Count the lines containing "this". Give the number alone.
╭──
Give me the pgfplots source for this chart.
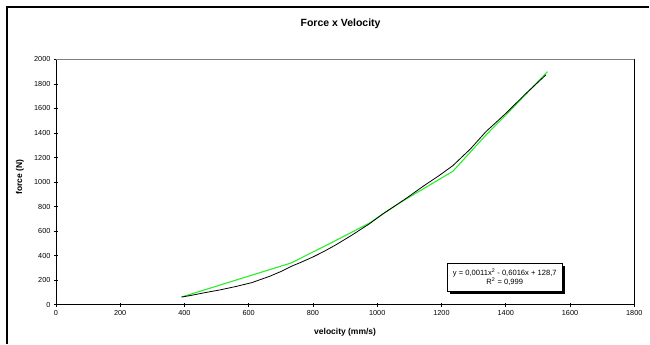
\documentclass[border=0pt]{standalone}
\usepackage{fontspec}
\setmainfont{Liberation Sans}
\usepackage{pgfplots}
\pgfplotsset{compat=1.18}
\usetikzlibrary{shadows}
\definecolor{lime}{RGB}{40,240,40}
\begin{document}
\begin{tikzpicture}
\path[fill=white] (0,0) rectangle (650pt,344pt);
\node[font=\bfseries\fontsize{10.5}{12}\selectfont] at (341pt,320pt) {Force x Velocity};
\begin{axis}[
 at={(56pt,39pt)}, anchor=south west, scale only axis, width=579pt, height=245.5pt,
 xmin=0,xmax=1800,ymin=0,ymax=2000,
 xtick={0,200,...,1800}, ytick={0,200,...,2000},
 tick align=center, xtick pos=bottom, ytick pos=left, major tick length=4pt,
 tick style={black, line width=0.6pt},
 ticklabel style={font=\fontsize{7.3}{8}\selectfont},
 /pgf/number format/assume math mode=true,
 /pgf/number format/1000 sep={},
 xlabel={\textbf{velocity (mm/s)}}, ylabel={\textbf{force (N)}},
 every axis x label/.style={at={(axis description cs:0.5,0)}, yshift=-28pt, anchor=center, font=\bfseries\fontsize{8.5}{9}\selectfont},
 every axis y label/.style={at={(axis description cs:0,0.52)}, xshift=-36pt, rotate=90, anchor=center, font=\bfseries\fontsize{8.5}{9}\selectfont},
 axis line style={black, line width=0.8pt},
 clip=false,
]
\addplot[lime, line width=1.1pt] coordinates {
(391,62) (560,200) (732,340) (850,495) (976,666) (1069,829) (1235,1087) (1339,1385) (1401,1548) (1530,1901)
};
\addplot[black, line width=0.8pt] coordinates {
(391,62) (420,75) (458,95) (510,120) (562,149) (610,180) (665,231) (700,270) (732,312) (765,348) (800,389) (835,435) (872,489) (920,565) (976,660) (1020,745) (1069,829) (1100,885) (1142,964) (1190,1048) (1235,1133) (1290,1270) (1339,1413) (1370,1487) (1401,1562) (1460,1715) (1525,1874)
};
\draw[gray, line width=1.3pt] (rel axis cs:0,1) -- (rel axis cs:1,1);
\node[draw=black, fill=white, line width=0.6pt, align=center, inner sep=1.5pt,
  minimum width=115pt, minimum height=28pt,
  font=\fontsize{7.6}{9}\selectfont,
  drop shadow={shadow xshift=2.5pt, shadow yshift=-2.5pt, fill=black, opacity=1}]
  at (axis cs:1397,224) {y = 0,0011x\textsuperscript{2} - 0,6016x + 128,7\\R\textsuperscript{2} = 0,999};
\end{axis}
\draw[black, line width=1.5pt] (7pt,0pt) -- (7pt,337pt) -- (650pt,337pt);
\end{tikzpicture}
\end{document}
╰──
╭──
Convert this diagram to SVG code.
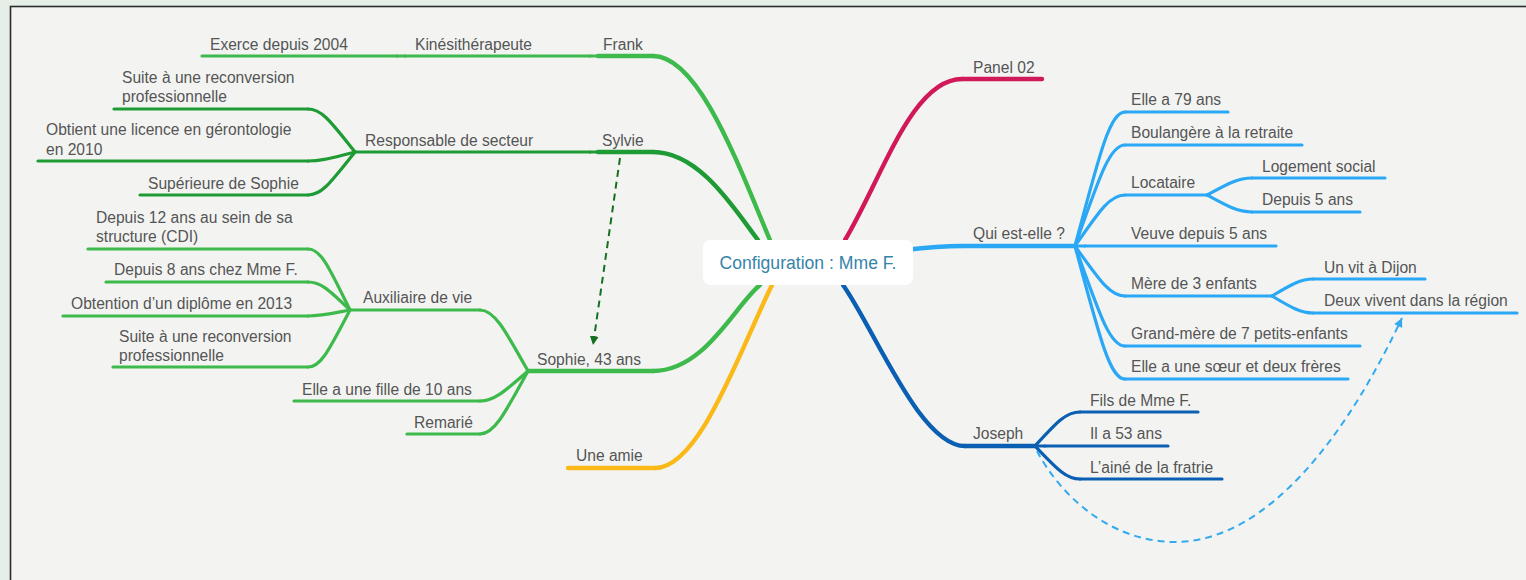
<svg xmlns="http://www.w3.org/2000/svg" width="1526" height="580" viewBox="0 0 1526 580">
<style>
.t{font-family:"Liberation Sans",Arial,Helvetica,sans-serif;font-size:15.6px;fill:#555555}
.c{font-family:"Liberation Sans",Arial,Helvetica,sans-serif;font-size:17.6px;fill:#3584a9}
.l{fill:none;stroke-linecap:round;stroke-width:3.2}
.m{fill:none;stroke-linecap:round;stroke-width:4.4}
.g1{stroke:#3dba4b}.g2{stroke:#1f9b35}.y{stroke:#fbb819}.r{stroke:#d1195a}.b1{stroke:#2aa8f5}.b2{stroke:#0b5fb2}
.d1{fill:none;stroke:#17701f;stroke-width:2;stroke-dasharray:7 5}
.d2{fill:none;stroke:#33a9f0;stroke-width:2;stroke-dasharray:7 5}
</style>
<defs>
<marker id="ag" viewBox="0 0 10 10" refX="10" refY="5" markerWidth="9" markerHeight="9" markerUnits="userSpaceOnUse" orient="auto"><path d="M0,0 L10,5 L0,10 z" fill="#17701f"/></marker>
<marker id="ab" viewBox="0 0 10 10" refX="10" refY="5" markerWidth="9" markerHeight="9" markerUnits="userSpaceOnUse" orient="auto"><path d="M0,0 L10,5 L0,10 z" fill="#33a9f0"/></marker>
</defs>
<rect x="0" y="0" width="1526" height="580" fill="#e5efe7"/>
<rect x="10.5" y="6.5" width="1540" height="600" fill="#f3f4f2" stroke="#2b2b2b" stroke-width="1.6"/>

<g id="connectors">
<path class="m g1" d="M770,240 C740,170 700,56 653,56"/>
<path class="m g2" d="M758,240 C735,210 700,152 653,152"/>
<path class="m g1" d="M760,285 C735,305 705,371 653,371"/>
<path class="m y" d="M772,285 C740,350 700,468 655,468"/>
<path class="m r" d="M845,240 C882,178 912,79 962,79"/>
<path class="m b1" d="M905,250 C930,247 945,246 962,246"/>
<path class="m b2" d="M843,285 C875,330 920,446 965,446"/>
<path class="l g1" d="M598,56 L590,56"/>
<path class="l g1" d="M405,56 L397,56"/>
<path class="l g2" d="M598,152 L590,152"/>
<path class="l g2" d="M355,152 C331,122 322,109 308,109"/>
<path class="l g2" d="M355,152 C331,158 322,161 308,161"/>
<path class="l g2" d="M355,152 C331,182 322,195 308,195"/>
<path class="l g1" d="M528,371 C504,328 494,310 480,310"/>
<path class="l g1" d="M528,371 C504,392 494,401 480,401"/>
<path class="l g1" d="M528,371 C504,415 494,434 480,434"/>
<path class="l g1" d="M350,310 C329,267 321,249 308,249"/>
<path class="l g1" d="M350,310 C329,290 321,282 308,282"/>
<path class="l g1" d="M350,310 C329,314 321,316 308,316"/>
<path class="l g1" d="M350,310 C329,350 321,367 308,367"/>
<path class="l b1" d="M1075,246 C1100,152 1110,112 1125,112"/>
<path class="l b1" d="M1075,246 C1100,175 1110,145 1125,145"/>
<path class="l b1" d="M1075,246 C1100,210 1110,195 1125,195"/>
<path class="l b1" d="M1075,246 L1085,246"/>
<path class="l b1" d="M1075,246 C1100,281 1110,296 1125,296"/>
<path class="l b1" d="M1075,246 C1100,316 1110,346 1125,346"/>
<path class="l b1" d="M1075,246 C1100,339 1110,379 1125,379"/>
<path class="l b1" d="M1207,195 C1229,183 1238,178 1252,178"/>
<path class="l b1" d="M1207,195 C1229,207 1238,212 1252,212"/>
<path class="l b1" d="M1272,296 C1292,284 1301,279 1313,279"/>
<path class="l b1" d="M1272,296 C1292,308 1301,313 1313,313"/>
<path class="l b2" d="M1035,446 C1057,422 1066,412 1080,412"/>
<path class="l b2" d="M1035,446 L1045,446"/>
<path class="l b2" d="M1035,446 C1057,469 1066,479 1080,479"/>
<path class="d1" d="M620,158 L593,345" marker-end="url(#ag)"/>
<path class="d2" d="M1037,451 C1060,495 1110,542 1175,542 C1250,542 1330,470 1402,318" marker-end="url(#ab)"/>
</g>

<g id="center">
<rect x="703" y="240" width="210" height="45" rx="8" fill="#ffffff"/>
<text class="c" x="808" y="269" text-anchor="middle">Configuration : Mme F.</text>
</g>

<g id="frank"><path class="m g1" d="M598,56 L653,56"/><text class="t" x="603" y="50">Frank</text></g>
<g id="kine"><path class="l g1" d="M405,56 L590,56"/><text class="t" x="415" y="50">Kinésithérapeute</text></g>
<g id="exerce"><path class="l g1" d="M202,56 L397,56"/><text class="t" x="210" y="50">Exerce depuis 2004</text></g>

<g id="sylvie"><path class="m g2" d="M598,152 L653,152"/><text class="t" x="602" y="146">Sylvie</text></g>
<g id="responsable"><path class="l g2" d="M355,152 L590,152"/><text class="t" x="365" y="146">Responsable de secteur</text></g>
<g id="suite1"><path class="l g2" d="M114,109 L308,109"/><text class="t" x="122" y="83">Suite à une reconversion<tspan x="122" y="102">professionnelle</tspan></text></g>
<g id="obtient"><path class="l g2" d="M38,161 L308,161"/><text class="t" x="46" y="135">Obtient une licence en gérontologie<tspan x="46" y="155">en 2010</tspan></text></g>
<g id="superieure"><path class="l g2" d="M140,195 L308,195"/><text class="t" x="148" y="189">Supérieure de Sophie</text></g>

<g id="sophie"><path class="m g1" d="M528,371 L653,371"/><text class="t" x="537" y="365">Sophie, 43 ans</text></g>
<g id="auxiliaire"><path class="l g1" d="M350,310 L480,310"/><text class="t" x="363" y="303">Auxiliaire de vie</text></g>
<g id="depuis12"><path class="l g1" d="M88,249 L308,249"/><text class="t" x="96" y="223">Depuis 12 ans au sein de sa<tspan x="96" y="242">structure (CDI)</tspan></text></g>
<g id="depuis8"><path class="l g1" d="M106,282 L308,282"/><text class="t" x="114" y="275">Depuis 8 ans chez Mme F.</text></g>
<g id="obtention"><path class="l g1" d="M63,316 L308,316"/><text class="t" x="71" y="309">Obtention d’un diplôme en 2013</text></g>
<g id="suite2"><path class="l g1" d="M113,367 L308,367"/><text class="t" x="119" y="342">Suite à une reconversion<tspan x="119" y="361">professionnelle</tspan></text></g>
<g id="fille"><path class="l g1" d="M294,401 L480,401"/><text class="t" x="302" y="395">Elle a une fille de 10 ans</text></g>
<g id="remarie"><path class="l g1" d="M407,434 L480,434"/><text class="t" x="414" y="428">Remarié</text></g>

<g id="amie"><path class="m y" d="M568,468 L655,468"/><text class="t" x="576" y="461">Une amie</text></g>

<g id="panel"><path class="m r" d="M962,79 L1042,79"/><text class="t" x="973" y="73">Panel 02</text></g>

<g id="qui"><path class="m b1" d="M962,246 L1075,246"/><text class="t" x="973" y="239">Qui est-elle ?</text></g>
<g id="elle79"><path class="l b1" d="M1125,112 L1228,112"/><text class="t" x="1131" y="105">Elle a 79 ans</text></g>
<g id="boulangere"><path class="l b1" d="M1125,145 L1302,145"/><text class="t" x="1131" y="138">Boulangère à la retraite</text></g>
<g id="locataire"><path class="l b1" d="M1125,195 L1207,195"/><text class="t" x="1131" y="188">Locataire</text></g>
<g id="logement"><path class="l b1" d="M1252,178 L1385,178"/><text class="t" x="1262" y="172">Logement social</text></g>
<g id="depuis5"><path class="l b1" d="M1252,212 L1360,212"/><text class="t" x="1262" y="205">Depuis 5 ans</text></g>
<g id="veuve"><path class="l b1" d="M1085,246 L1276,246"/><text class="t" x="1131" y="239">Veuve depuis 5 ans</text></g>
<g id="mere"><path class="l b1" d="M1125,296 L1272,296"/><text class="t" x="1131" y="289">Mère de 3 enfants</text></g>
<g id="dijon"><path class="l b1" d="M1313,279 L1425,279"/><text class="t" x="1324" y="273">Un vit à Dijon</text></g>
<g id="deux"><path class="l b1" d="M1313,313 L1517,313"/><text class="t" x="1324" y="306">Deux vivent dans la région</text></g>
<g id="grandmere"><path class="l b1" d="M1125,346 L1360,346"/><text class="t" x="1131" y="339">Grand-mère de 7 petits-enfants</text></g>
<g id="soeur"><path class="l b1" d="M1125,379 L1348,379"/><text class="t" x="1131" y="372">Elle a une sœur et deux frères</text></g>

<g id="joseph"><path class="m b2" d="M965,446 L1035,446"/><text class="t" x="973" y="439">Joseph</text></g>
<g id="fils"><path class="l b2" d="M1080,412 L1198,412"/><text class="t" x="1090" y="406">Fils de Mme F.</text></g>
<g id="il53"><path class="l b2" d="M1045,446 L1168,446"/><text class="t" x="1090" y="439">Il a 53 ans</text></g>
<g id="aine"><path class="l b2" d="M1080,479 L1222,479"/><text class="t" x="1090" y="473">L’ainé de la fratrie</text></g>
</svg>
╰──
> _Reply to the task_:
2